Société

Ennemi public #1 : Le cancer du colon

Savez-vous quelle chanson préfèrent les filles qui auditionnent à Star Académie? C’est Je t’aime, de Lara Fabian.

Là, tout de suite, vous dites: so what? Pis après? Une minute, j’y viens.

On dit donc que de jeunes adultes ou des adolescentes qui se cherchent une chanson à interpréter pour courir la chance d’accéder à leur plus grand rêve, soit la célébrité, arrêtent leur choix sur la même pièce qu’aurait sélectionnée leur mère. Que parmi toutes les chansons qui pourraient les faire vibrer, qui symbolisent ce merveilleux sentiment, elles ont préféré la même que la secrétaire de votre dentiste qui écoute RockDétente à longueur de journée, la même qu’aurait prise la drag queen cinquantenaire à sa place. La même toune que tout le monde, quoi.

Et vous trouvez ça normal, vous?

Tant mieux, parce que ça l’est. Ça l’est puisque, encore faudrait-il, pour choisir autre chose, qu’elles sachent que cette autre chose existe. Encore faudrait-il que leur éducation musicale se fasse autre part qu’à la radio commerciale.

Vous commencez à voir où je veux en venir?

Qu’on le veuille ou non, il existe deux formes de culture. Le divertissement de masse et l’art. Entre les deux? Un heureux no man’s land. Une frontière floue au possible, une zone de petits miracles où se rencontrent art et divertissement dans une série de mariages qu’on célèbre chaque fois comme si c’était la dernière.

Attention, il ne s’agit pas nécessairement de contester la place qu’occupe désormais le divertissement dans notre bien illusoire société de loisirs, mais de s’interroger sur celle qu’elle laisse encore à l’art. À cette culture qui demande un peu de travail, de réflexion, qui réclame qu’on mastique avant d’avaler.
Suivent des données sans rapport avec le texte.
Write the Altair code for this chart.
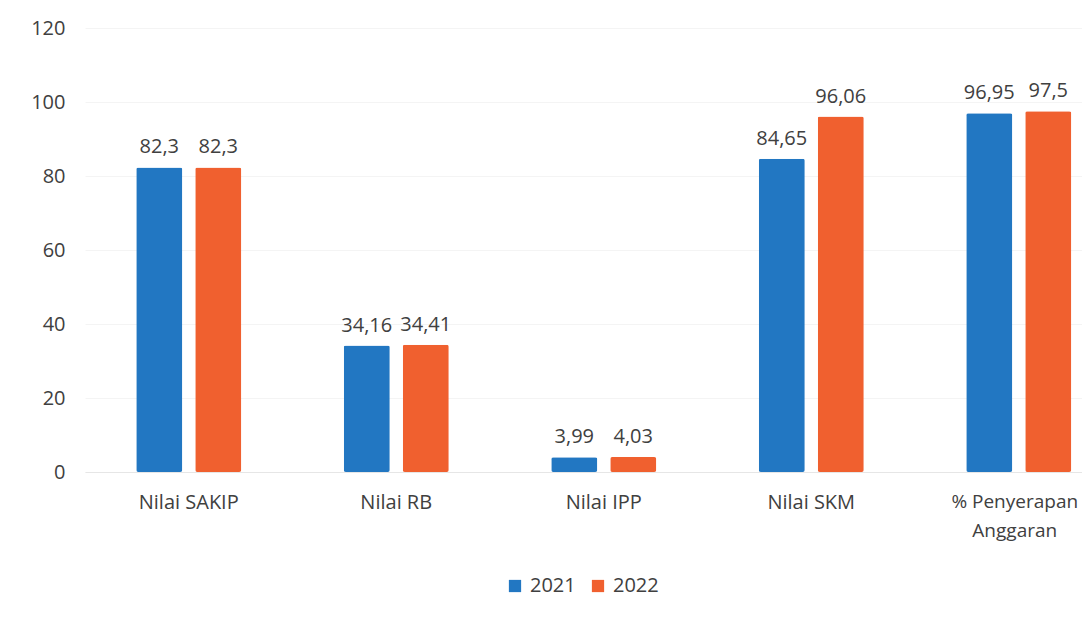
import altair as alt
import pandas as pd

categories = ["Nilai SAKIP", "Nilai RB", "Nilai IPP", "Nilai SKM", "% Penyerapan Anggaran"]
years = ["2021", "2022"]
v2021 = [82.3, 34.16, 3.99, 84.65, 96.95]
v2022 = [82.3, 34.41, 4.03, 96.06, 97.5]
colors = ["#2277C2", "#F0602F"]

rows = []
for yr, vals in zip(years, [v2021, v2022]):
    for c, v in zip(categories, vals):
        rows.append({"cat": c, "year": yr, "value": v, "label": str(v).replace(".", ",")})
df = pd.DataFrame(rows)

FONT = "Open Sans"
TXT = "#404040"
LAST = "datum.value == '% Penyerapan Anggaran'"

x = alt.X("cat:N", sort=categories, title=None,
          scale=alt.Scale(range=[0, 1037.5], paddingInner=0.494, paddingOuter=0.247),
          axis=alt.Axis(labelAngle=0,
                        labelFontSize={"condition": {"test": LAST, "value": 19}, "value": 20},
                        labelOffset={"condition": {"test": LAST, "value": -4}, "value": 0},
                        labelFont=FONT, labelColor=TXT,
                        tickSize=0, labelPadding=20, domain=True, domainColor="#E6E6E6",
                        labelLineHeight=29, labelBaseline="top",
                        labelExpr="datum.label == '% Penyerapan Anggaran' ? ['% Penyerapan', 'Anggaran'] : datum.label"))
xo = alt.XOffset("year:N", scale=alt.Scale(paddingInner=0.22, paddingOuter=0))
y = alt.Y("value:Q", title=None,
          scale=alt.Scale(domain=[0, 120], nice=False),
          axis=alt.Axis(values=[0, 20, 40, 60, 80, 100, 120], labelFontSize=20, labelFont=FONT,
                        labelColor=TXT, tickSize=0, labelPadding=20, domain=False,
                        grid=True, gridColor="#F4F4F4"))

bars = alt.Chart(df).mark_bar(cornerRadius=2).encode(
    x=x, xOffset=xo, y=y,
    color=alt.Color("year:N", scale=alt.Scale(domain=years, range=colors),
                    legend=alt.Legend(title=None, orient="none", legendX=420, legendY=548,
                                      direction="horizontal", symbolType="square",
                                      symbolSize=150, symbolStrokeWidth=0,
                                      labelFontSize=20, labelFont=FONT, labelColor=TXT,
                                      columnPadding=12, labelOffset=5)),
)

labels = alt.Chart(df).mark_text(baseline="alphabetic", dy=-14, fontSize=20, font=FONT, color=TXT).encode(
    x=x, xOffset=xo, y=y, text="label:N",
)

chart = (bars + labels).properties(
    width=997, height=444,
    autosize=alt.AutoSizeParams(type="none"),
    padding={"left": 77, "top": 20, "right": 0, "bottom": 130},
).configure_view(stroke=None)

chart.save("out.html", embed_options={"renderer": "svg", "actions": False})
À cet effet, nous publions cette semaine un article sur la place de l’enseignement des arts à l’école. La musique, l’art dramatique et les arts plastiques qui, tout comme l’enseignement moral et l’éducation physique, souffrent déjà d’un programme famélique, et risquent de faire les frais d’une énième réforme qui répondra toujours et encore aux mêmes obsessions comptables de nos gouvernements: sauver du fric, être efficace, avoir le meilleur rendement possible.

Permettez-moi alors de me répéter en soulignant à nouveau que si toutes ces disciplines apparemment inutiles ne font pas de meilleurs travailleurs ni de meilleurs payeurs de taxes, elles font de meilleurs humains, de meilleurs consommateurs et de meilleurs citoyens.

Permettez-moi d’ajouter que si on ne devient pas gastronome en mangeant des plats surgelés, on ne devient pas non plus mélomane en n’écoutant que la radio commerciale, qui a comme objectif avoué de vendre, de divertir, et non d’éduquer.

Permettez-moi de supputer que le jugement, la pensée critique, le goût, tout cela se forme. Tout cela s’apprend. Et forcément, ça rend moins con aussi. N’est-ce pas un peu le rôle de l’école?

C’est drôle, on parle beaucoup d’obésité au Québec, alors qu’on ignore toutes les pizzas all dressed et les poulets Kentucky culturels que nous servent les Joselito Michaud de ce monde, et dont nos cerveaux se repaissent constamment, sans signe d’une éventuelle satiété.

On parle beaucoup d’obésité, on tente de nous apprendre à apprécier les vertus du brocoli, à départir ce qui est bon au goût de ce qui est essentiel, et moi, ce que je vous dis, c’est qu’il en de même de la culture: il faut au moins avoir les outils et les connaissances de base pour apprécier autre chose que le manger mou culturel, pour consommer autrement, avec discernement.

Reste qu’à ce sujet, l’écrasante majorité restera toujours silencieuse.

La principale raison de ce mutisme? Le junk food de l’âme n’engorge pas le système de santé, n’oblige personne à subir un triple pontage, ne réclame pas de lits supplémentaires aux étages. On ne porte pas cette obésité culturelle comme on porte ses kilos en trop.

Par contre, quand je lis que la chanson d’amour fédératrice d’une multitude de jeunes femmes est une pièce de Lara Fabian, que leur ballade favorite laisse l’impression d’avoir baigné dans une cuve de guimauves fondues, à un âge où l’on devrait se faire un torticolis tellement la palette de choix musicaux est vaste et belle, je sens comme une sorte de cancer de la curiosité qui nous ronge collectivement.

Pour ne pas dire un cancer du colon.